The sanitary napkin has been enlisted as an essential commodity and allowed hussle free transportation and distribution by the Central Government of India. But there is a confusion across the state whether the manufacturing and production of sanitary pads are allowed or not. There are a lot of women groups who are into small scale production of sanitary pads. Although the government has included hygienic products like body wash, diapers and sanitary napkins in the list of essential items during this pandemic lockdown, the lack of proper communication is stifling its production and availability
“The authorities have only thought about the distribution. If the situation continues for a few more days, the state has to consider the production part also. In the case of sanitary napkins, functioning of large scale industries is a conundrum in the current situation. But there are many rural based small scale industries in India producing sanitary napkins. They can produce and distribute from there and distribute locally.
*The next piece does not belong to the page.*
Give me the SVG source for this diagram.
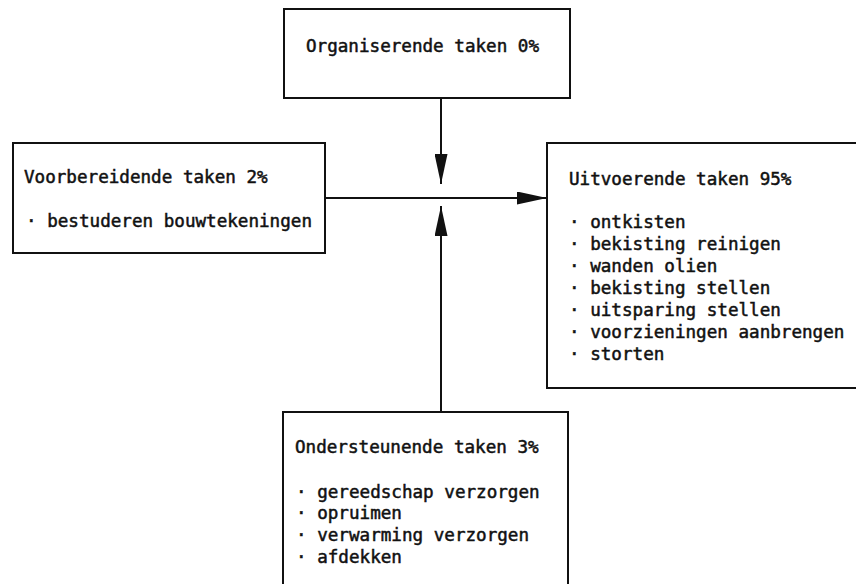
<svg xmlns="http://www.w3.org/2000/svg" width="856" height="584" viewBox="0 0 856 584">
<defs>
<style>
.box{fill:#fff;stroke:#111;stroke-width:2}
.t{font-family:"DejaVu Sans Mono","Liberation Mono",monospace;font-size:17.6px;fill:#111;stroke:#111;stroke-width:0.5}
.ln{stroke:#111;stroke-width:2;fill:none}
</style>
<marker id="ah" viewBox="0 0 30 13" refX="30" refY="6.5" markerWidth="30" markerHeight="13" markerUnits="userSpaceOnUse" orient="auto">
<path d="M0,0 L30,6.5 L0,13 Z" fill="#111"/>
</marker>
</defs>
<rect width="856" height="584" fill="#fff"/>
<g id="connectors">
<line class="ln" x1="441" y1="98" x2="441" y2="184" marker-end="url(#ah)"/>
<line class="ln" x1="441" y1="412" x2="441" y2="206" marker-end="url(#ah)"/>
<line class="ln" x1="325" y1="198" x2="547" y2="198" marker-end="url(#ah)"/>
</g>
<g id="organiserend">
<rect class="box" x="284" y="9" width="286" height="89"/>
<text class="t" x="306" y="52">Organiserende taken 0%</text>
</g>
<g id="voorbereidend">
<rect class="box" x="13" y="143" width="312" height="110"/>
<text class="t" x="24" y="183">Voorbereidende taken 2%</text>
<text class="t" x="26" y="227">· bestuderen bouwtekeningen</text>
</g>
<g id="uitvoerend">
<rect class="box" x="547" y="143" width="320" height="245"/>
<text class="t" x="569" y="185">Uitvoerende taken 95%</text>
<text class="t" x="569" y="228">· ontkisten</text>
<text class="t" x="569" y="250">· bekisting reinigen</text>
<text class="t" x="569" y="272">· wanden olien</text>
<text class="t" x="569" y="294">· bekisting stellen</text>
<text class="t" x="569" y="316">· uitsparing stellen</text>
<text class="t" x="569" y="338">· voorzieningen aanbrengen</text>
<text class="t" x="569" y="360">· storten</text>
</g>
<g id="ondersteunend">
<rect class="box" x="283" y="412" width="285" height="200"/>
<text class="t" x="295" y="453">Ondersteunende taken 3%</text>
<text class="t" x="296" y="498">· gereedschap verzorgen</text>
<text class="t" x="296" y="519">· opruimen</text>
<text class="t" x="296" y="541">· verwarming verzorgen</text>
<text class="t" x="296" y="563">· afdekken</text>
</g>
</svg>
So, we need official government approval for the execution of this model by including self help groups in the area”
“It is not plausible for me as a single man to get permission from the local authority to start manufacturing. I need a chain of workers including technicians and high tech machinery to run this essential service. There is only a need of 5 to 6 workers per production unit. So there won’t be an issue to adhere to the physical distancing norms and other safety measures of the government. They can even distribute through scooters locally in rural areas, similar to other regular commodities. Now we need to revive the production at war footing”.
“Around 25000 low-cost sanitary pad making machines installed in our country are running out of raw material for the manufacturing and I receive hundreds of calls from myriad production units from all over the state informing of the impasse.”
“I am not aware about the free distribution of sanitary napkins by Whisper in tandem with the Brihanmumbai Municipal Corporation (BMC). If they are donating 6,00,000 pads to women in need during the lock down, it is a great news. But the facts need to be checked properly before disseminating such information”.
The padman of India, Arunachalam Muruganantham requests women to maintain proper menstrual hygiene during this period, which is more important than before because of lock down and people crammed inside the house round the clock.
“Make an extra effort to get access to sanitary pads and maintain proper menstrual hygiene. This period is more crucial.”